Sybelia Drive by Karin Cecile Davidson (Braddock Avenue Books; 10/6)
A small town in Florida during the Vietnam War is the setting for this kaleidoscopic coming of age story. The three main characters have a lot in common with those on The Wonder Years but is more airy than that show. Still, it is a refreshing book that book clubs can enjoy and dissect.

The Prince of Mournful Thoughts and Other Stories by Caroline Kim (University of Pittsburgh Press; 10/6)
This collection is the winner of the Drue Heinz Literature Prize and features storties about Korean Americans grappling with their Korean heritage. The title story is one of the best single short stories I have read in such a long time. It is a must read for any fan of literature.

After Elias by Eddy Boudel Tan (Dundurn; 10/6)
The author describes this as a modern queer tragedy. From the very first pages, readers can get a sense of dread hanging over the book. A man’s fiancé dies in the days before their wedding. From there, he must learn to live after everything he ever loved was taken away from him. It is a very internal book perfect for a somber autumn day.

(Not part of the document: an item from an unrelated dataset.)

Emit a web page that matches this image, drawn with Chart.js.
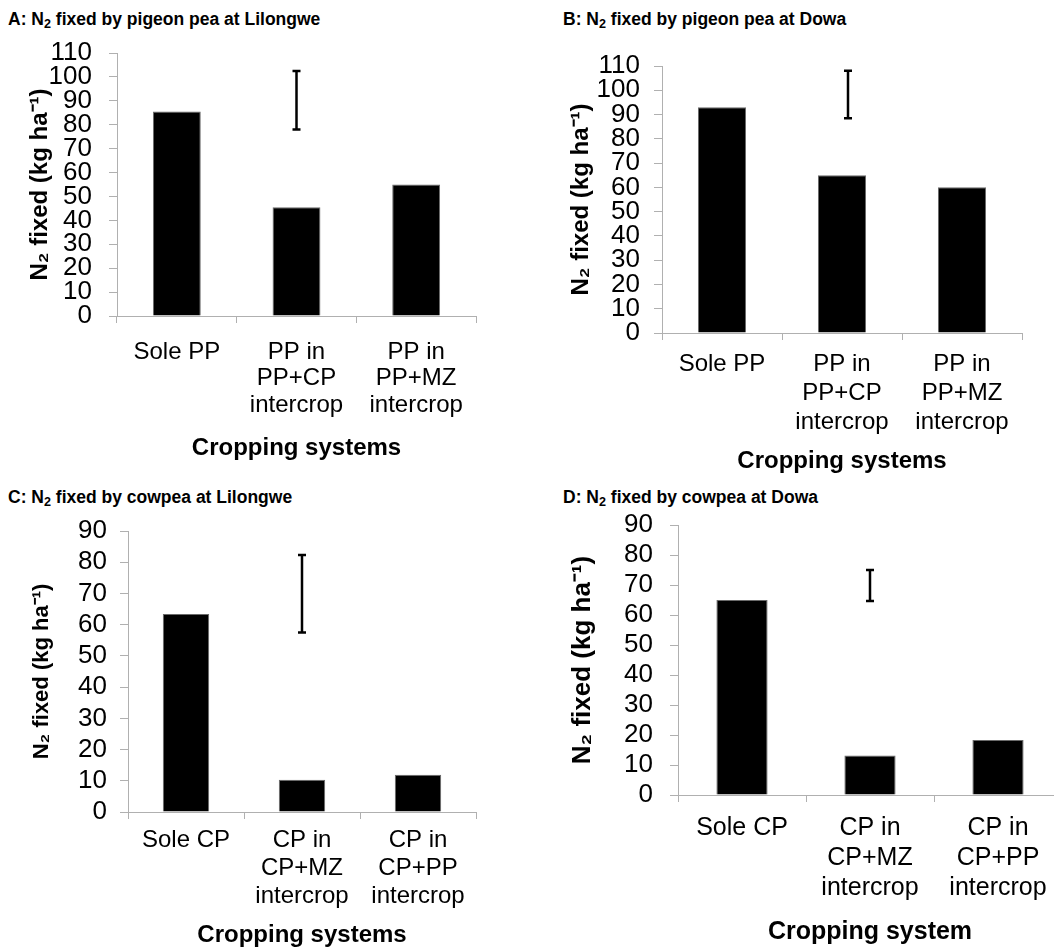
<!DOCTYPE html>
<html>
<head>
<meta charset="utf-8">
<script src="https://cdn.jsdelivr.net/npm/chart.js@4.4.0/dist/chart.umd.min.js"></script>
<style>
    html, body { margin: 0; padding: 0; background: #fff; overflow: hidden; width: 1054px; height: 947px; }
    .panel-title { position: absolute; font: bold 17.5px "Liberation Sans", Arial, sans-serif; color: #000; white-space: nowrap; line-height: 20px; }
    .panel-title sub { font-size: 0.72em; vertical-align: -0.25em; line-height: 0; }
    canvas { position: absolute; }
</style>
</head>
<body>
<div class="panel-title" style="left:8px;top:9px">A: N<sub>2</sub> fixed by pigeon pea at Lilongwe</div>
<div class="panel-title" style="left:563px;top:9px">B: N<sub>2</sub> fixed by pigeon pea at Dowa</div>
<div class="panel-title" style="left:8px;top:487px">C: N<sub>2</sub> fixed by cowpea at Lilongwe</div>
<div class="panel-title" style="left:563px;top:487px">D: N<sub>2</sub> fixed by cowpea at Dowa</div>
<canvas id="chartA"></canvas>
<canvas id="chartB"></canvas>
<canvas id="chartC"></canvas>
<canvas id="chartD"></canvas>
<script>
// categories
const ppCategories = ["Sole PP", ["PP in", "PP+CP", "intercrop"], ["PP in", "PP+MZ", "intercrop"]];
const cpCategories = ["Sole CP", ["CP in", "CP+MZ", "intercrop"], ["CP in", "CP+PP", "intercrop"]];

// N2 fixed (kg/ha)
const pigeonLilongwe = [85.5, 45.5, 55];
const pigeonDowa = [93, 65, 60];
const cowpeaLilongwe = [63.4, 10.3, 11.9];
const cowpeaDowa = [65, 13.2, 18.3];

// LSD bars [low, high]
const lsdA = [78, 102.5];
const lsdB = [88.5, 108];
const lsdC = [57.5, 82.3];
const lsdD = [64.7, 75];

// y axis ranges
const ppYMax = 110;
const cpYMax = 90;
const yStep = 10;

const FONT = "'Liberation Sans', Arial, sans-serif";
const AXIS_GREY = "#b0b0b0";

const lsdBar = {
    id: "lsdBar",
    afterDatasetsDraw(chart, args, opts) {
        if (!opts.range) return;
        const { ctx, scales: { x, y } } = chart;
        const px = x.getPixelForValue(opts.at);
        const top = y.getPixelForValue(opts.range[1]);
        const bot = y.getPixelForValue(opts.range[0]);
        ctx.save();
        ctx.strokeStyle = "#000";
        ctx.lineWidth = 2.5;
        ctx.beginPath();
        ctx.moveTo(px, top); ctx.lineTo(px, bot);
        ctx.moveTo(px - 4, top); ctx.lineTo(px + 4, top);
        ctx.moveTo(px - 4, bot); ctx.lineTo(px + 4, bot);
        ctx.stroke();
        ctx.restore();
    },
};

function makePanel(id, labels, values, lsd, p) {
    const canvas = document.getElementById(id);
    canvas.width = p.cw;
    canvas.height = p.ch;
    canvas.style.left = p.cl + "px";
    canvas.style.top = p.ct + "px";
    const yLh = p.yTitleSize * 1.2;
    const xLh = p.xTitleSize * 1.2;
    new Chart(canvas, {
        type: "bar",
        data: {
            labels: labels,
            datasets: [
                {
                    data: values,
                    backgroundColor: "#000",
                    borderColor: "#6a6a6a",
                    borderWidth: 1,
                    categoryPercentage: 0.4,
                    barPercentage: 1,
                },
            ],
        },
        plugins: [lsdBar],
        options: {
            responsive: false,
            animation: false,
            devicePixelRatio: 1,
            layout: {
                padding: { left: 0, top: p.top - p.ct, right: p.cl + p.cw - p.right, bottom: 0 },
            },
            plugins: {
                legend: { display: false },
                tooltip: { enabled: false },
                lsdBar: { range: lsd, at: p.lsdAt },
            },
            scales: {
                x: {
                    grid: { display: true, drawOnChartArea: false, drawTicks: true, tickLength: 7, color: AXIS_GREY, offset: true },
                    border: { color: AXIS_GREY, width: 1 },
                    ticks: {
                        color: "#000",
                        font: { family: FONT, size: p.xTickSize, lineHeight: p.xTickLh },
                        padding: p.xTickPad,
                        maxRotation: 0,
                        autoSkip: false,
                    },
                    title: {
                        display: true,
                        text: p.xTitle,
                        color: "#000",
                        font: { family: FONT, size: p.xTitleSize, weight: "bold", lineHeight: 1.2 },
                        padding: { top: 0, bottom: p.ct + p.ch - p.xTitleY - xLh / 2 },
                    },
                    afterFit(scale) {
                        scale.height = p.ct + p.ch - p.bottom;
                    },
                },
                y: {
                    min: 0,
                    max: p.yMax,
                    grid: { display: true, drawOnChartArea: false, drawTicks: true, tickLength: 8, color: AXIS_GREY },
                    border: { color: AXIS_GREY, width: 1 },
                    ticks: {
                        stepSize: yStep,
                        autoSkip: false,
                        maxTicksLimit: 20,
                        color: "#000",
                        font: { family: FONT, size: p.yTickSize, lineHeight: 1 },
                        padding: p.yTickPad,
                    },
                    title: {
                        display: true,
                        text: "N\u2082 fixed (kg ha\u207B\u00B9)",
                        color: "#000",
                        font: { family: FONT, size: p.yTitleSize, weight: "bold", lineHeight: 1.2 },
                        padding: { top: p.yTitleX - p.cl - yLh / 2, bottom: 0 },
                    },
                    afterFit(scale) {
                        scale.width = p.left - p.cl;
                    },
                },
            },
        },
    });
}

makePanel("chartA", ppCategories, pigeonLilongwe, lsdA, {
    cl: 0, ct: 20, cw: 500, ch: 450,
    left: 117, right: 476, top: 53, bottom: 316,
    yMax: ppYMax, yTickSize: 26, yTickPad: 17,
    xTickSize: 24, xTickLh: 1.1, xTickPad: 16,
    xTitle: "Cropping systems", xTitleSize: 24, xTitleY: 448,
    yTitleSize: 24, yTitleX: 40, lsdAt: 1,
});

makePanel("chartB", ppCategories, pigeonDowa, lsdB, {
    cl: 520, ct: 33, cw: 534, ch: 452,
    left: 662, right: 1022, top: 66, bottom: 333,
    yMax: ppYMax, yTickSize: 26, yTickPad: 14,
    xTickSize: 24, xTickLh: 1.2, xTickPad: 10,
    xTitle: "Cropping systems", xTitleSize: 24, xTitleY: 461,
    yTitleSize: 24, yTitleX: 581, lsdAt: 1.05,
});

makePanel("chartC", cpCategories, cowpeaLilongwe, lsdC, {
    cl: 0, ct: 500, cw: 500, ch: 460,
    left: 128, right: 476, top: 531, bottom: 812,
    yMax: cpYMax, yTickSize: 26, yTickPad: 13,
    xTickSize: 24, xTickLh: 1.15, xTickPad: 8,
    xTitle: "Cropping systems", xTitleSize: 24, xTitleY: 935,
    yTitleSize: 22, yTitleX: 42, lsdAt: 1,
});

makePanel("chartD", cpCategories, cowpeaDowa, lsdD, {
    cl: 520, ct: 495, cw: 560, ch: 465,
    left: 678, right: 1062, top: 523, bottom: 795,
    yMax: cpYMax, yTickSize: 26, yTickPad: 17,
    xTickSize: 25, xTickLh: 1.2, xTickPad: 11,
    xTitle: "Cropping system", xTitleSize: 25, xTitleY: 932,
    yTitleSize: 26, yTitleX: 583, lsdAt: 1,
});
</script>
</body>
</html>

The Redshirt by Corey Sobel (University of Kentucky Press; 10/13)
A queer college student navigates the homophobic bubble of his football team in Sobel’s debut. The provides a very direct narration that makes this a very easy read even though there are heavy moments in this young man’s life. It reminded me a lot of The Art of Fielding, but set on the gridiron instead of the baseball diamond.

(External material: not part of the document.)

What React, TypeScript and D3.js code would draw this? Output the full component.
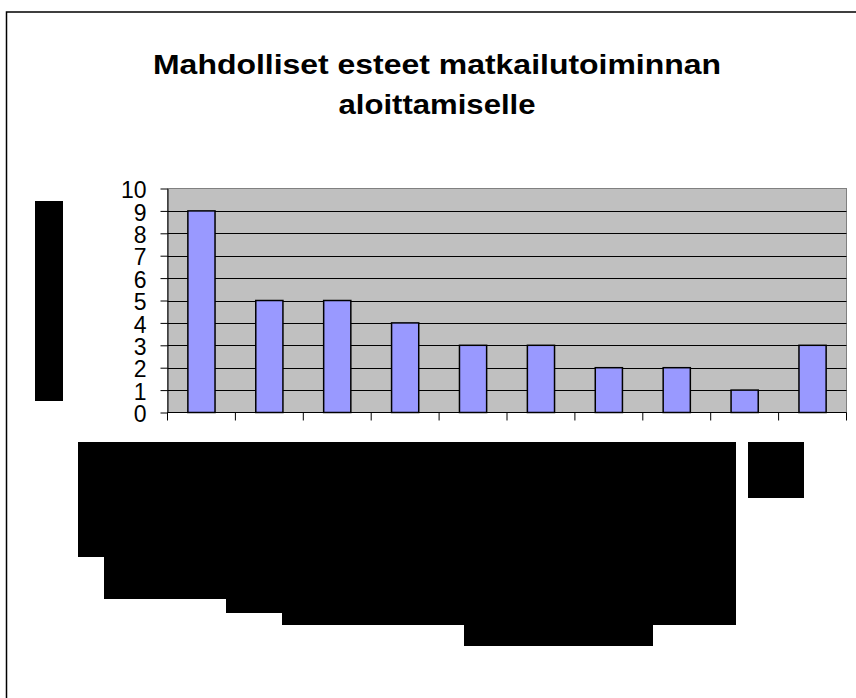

The Lost Shtetl by Max Gross (HaperVia; 10/13)
Fans of Michael Chabon will enjoy this debut novel from the Editor-in-Chief of the Commercial Observer. Set in a small Polish village that no one knew existed until now, the book explores what happens when a Jewish community is suddenly exposed to the horrors of the world it had missed out on. Shtetl feels almost like an alt-history but Gross weaves in realism with ease. This is an extremely timely and vital read for anyone interested in modern Jewish relations.

High as the Waters Rise by Anja Kampmann, trans. by Anne Posten (Catapult; 9/15)
Kampmann’s award-winning debut novel came out in September to rave reviews. It is set on an oil drilling platform when a man discovers his bunkmate has gone missing. What follows is an emotional journey of a grief-stricken man written with poetic prose. Kampmann has had a storied career as a poet, but this novel really takes her skills to another level.